Graham talks with a young girl, 1945

Graham talks with a young girl, 1945

Meanwhile, Graham worked with OSU and the Ohio Agricultural Experiment Station at Wooster to test seed varieties and various agricultural methods. In 1905, OSU created the position of superintendent of agricultural extension for Graham, who by then was known statewide for his work with farming communities. The then-new service focused on what Graham had been doing all along: promoting healthy agricultural practices and encouraging schools to teach agriculture and home economics as part of their curriculum, as well as providing educational resources to students and the public.

Graham served as director at Ohio State until 1914, when he went to the New York State School of Agriculture to start a similar program there. Two years later, he moved to Washington, D.C., to work as chief of agricultural extension specialists for the U.S. Department of Agriculture. When he retired from that position in 1938, he returned to Columbus, staying active in the community and 4-H until his death on January 14, 1960, at the age of 91.

– Filed by C.N.

Twelve Days of Buckeyes: With 5 more campuses OSU extends education reach

#8-24After World War II, the resulting influx of war veterans and others seeking an affordable higher education nearly overwhelmed OSU’s original Columbus campus. So University officials sought a different way to serve these students that wasn’t exclusively in its campus classrooms.

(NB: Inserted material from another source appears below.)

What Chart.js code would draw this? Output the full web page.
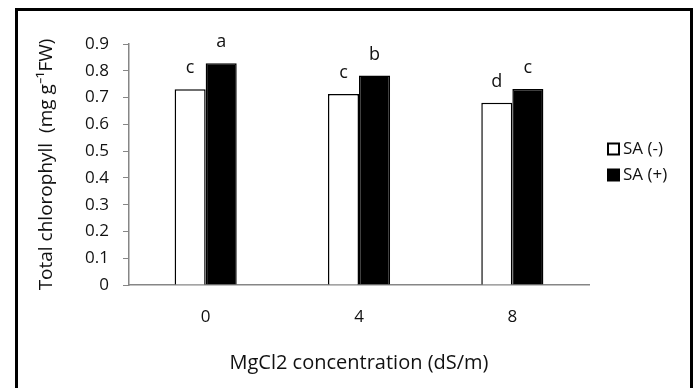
<!DOCTYPE html>
<html>
<head>
<meta charset="utf-8">
<script src="https://cdn.jsdelivr.net/npm/chart.js@4.4.0/dist/chart.umd.min.js"></script>
<style>
  html, body { margin: 0; padding: 0; background: #fff; }
  #wrap { position: relative; width: 695px; height: 388px; overflow: hidden; }
  #frame { position: absolute; left: 15px; top: 8px; width: 672px; height: 400px; border: 3px solid #000; pointer-events: none; }
  canvas { position: absolute; left: 0; top: 0; }
</style>
</head>
<body>
<div id="wrap">
  <canvas id="chart" width="695" height="388"></canvas>
  <div id="frame"></div>
</div>
<script>
// data
const categories = ['0', '4', '8'];
const saMinus = [0.731, 0.713, 0.681];
const saPlus = [0.828, 0.782, 0.732];
const lettersMinus = ['c', 'c', 'd'];
const lettersPlus = ['a', 'b', 'c'];
const yTicks = [0, 0.1, 0.2, 0.3, 0.4, 0.5, 0.6, 0.7, 0.8, 0.9];

const FONT = '"Open Sans", sans-serif';
const axisGray = '#868686';
const textColor = '#111111';

// letters over the bars
const letterPlugin = {
    id: 'letters',
    afterDatasetsDraw(chart) {
        const ctx = chart.ctx;
        const sets = [lettersMinus, lettersPlus];
        ctx.save();
        ctx.font = '18px ' + FONT;
        ctx.fillStyle = textColor;
        ctx.textAlign = 'center';
        ctx.textBaseline = 'middle';
        chart.data.datasets.forEach((ds, i) => {
            chart.getDatasetMeta(i).data.forEach((bar, j) => {
                ctx.fillText(sets[i][j], bar.x, bar.y - 21);
            });
        });
        ctx.restore();
    }
};

// legend on the right, drawn from the datasets
const sideLegend = {
    id: 'sideLegend',
    afterDraw(chart) {
        const ctx = chart.ctx;
        const x = chart.chartArea.right + 19;
        ctx.save();
        ctx.font = '17px ' + FONT;
        ctx.textBaseline = 'middle';
        chart.data.datasets.forEach((ds, i) => {
            const y = 149 + i * 26;
            ctx.fillStyle = ds.backgroundColor;
            ctx.fillRect(x, y - 5.5, 11, 11);
            ctx.strokeStyle = ds.borderColor;
            ctx.lineWidth = 2;
            ctx.strokeRect(x, y - 5.5, 11, 11);
            ctx.fillStyle = textColor;
            ctx.fillText(ds.label, x + 15, y);
        });
        ctx.restore();
    }
};

new Chart(document.getElementById('chart'), {
    type: 'bar',
    data: {
        labels: categories,
        datasets: [
            { label: 'SA (-)', data: saMinus, backgroundColor: '#ffffff', borderColor: '#000000', borderWidth: 1.5 },
            { label: 'SA (+)', data: saPlus, backgroundColor: '#000000', borderColor: '#000000', borderWidth: 1.5 }
        ]
    },
    options: {
        responsive: false,
        animation: false,
        layout: { padding: { left: 20, top: 44, right: 106, bottom: 0 } },
        datasets: { bar: { barPercentage: 1, categoryPercentage: 0.405 } },
        plugins: {
            legend: { display: false },
            tooltip: { enabled: false }
        },
        scales: {
            x: {
                grid: { display: false, drawTicks: false },
                border: { color: axisGray, width: 1.5 },
                ticks: { color: textColor, font: { family: FONT, size: 17 }, padding: 22 },
                title: { display: true, text: 'MgCl2 concentration (dS/m)', color: textColor, font: { family: FONT, size: 20 }, padding: { top: 18, bottom: 13 } },
                afterFit: s => { s.height = 103; }
            },
            y: {
                min: 0, max: 0.9,
                grid: { drawOnChartArea: false, drawTicks: true, tickLength: 6, color: axisGray },
                border: { color: axisGray, width: 1.5 },
                afterBuildTicks: s => { s.ticks = yTicks.map(v => ({ value: v })); },
                ticks: { color: textColor, font: { family: FONT, size: 17 }, padding: 14, callback: v => String(v) },
                title: { display: true, text: 'Total chlorophyll  (mg g\u207B\u00B9FW)', color: textColor, font: { family: FONT, size: 19 }, padding: { top: 15, bottom: 4 } },
                afterFit: s => { s.width = 109; }
            }
        }
    },
    plugins: [letterPlugin, sideLegend]
});
</script>
</body>
</html>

A study by then-OSU Prof. Kenneth Arisman of the College of Education showed that Ohio’s population had grown 13 percent between 1950 and 1956, but because of a lack of local educational opportunities, many of these new residents had no choice to move away from their hometowns to seek a college degree. Often, this limited their chances at getting a degree because of the cost of going to school away from home. Arisman’s report persuaded OSU’s Board of Trustees to set up branch campuses; the first two opened in 1957 at Marion and Newark. Two regional campuses soon followed, in Mansfield (1958) and in Lima (1961).

Marion campus construction

Marion campus construction

From the beginning, local support was involved. In Marion, for instance, the local Chamber of Commerce agreed to underwrite operations the first year while individual businesses and organizations provided more than $7,000 in scholarships. In Newark, classes were offered in the evenings in city schools, and scholarship money was raised locally.

Not only was local support involved in the founding of these campuses, but also in their growth. For instance, at Mansfield, local fund-raising along with state support led to the purchase of a 500-acre property in 1965; three years later, Lima purchased 565 acres for a campus, thanks to private donations and a statewide bond issue.

In 1972, the University built a special institute that would provide specialized and technical training for young people interested in careers in agriculture. Located in Wooster, home to the University’s Ohio Agricultural Research and Development Center, the OSU Agricultural Technical Institute has offered associate’s degrees in various agricultural fields ever since.

Agricultural Technical Institute

Agricultural Technical Institute

From the beginning, many students attended regional campuses for two years, then transferred to the Columbus campus to finish their bachelor’s degrees. Now, however, the campuses in Lima, Mansfield, Marion and Newark offer a selection of undergraduate and graduate programs. From their humble beginnings of evening meetings in high school classrooms, the regional campuses now enroll more than 8,000 students, who can complete their degrees without ever leaving their home counties.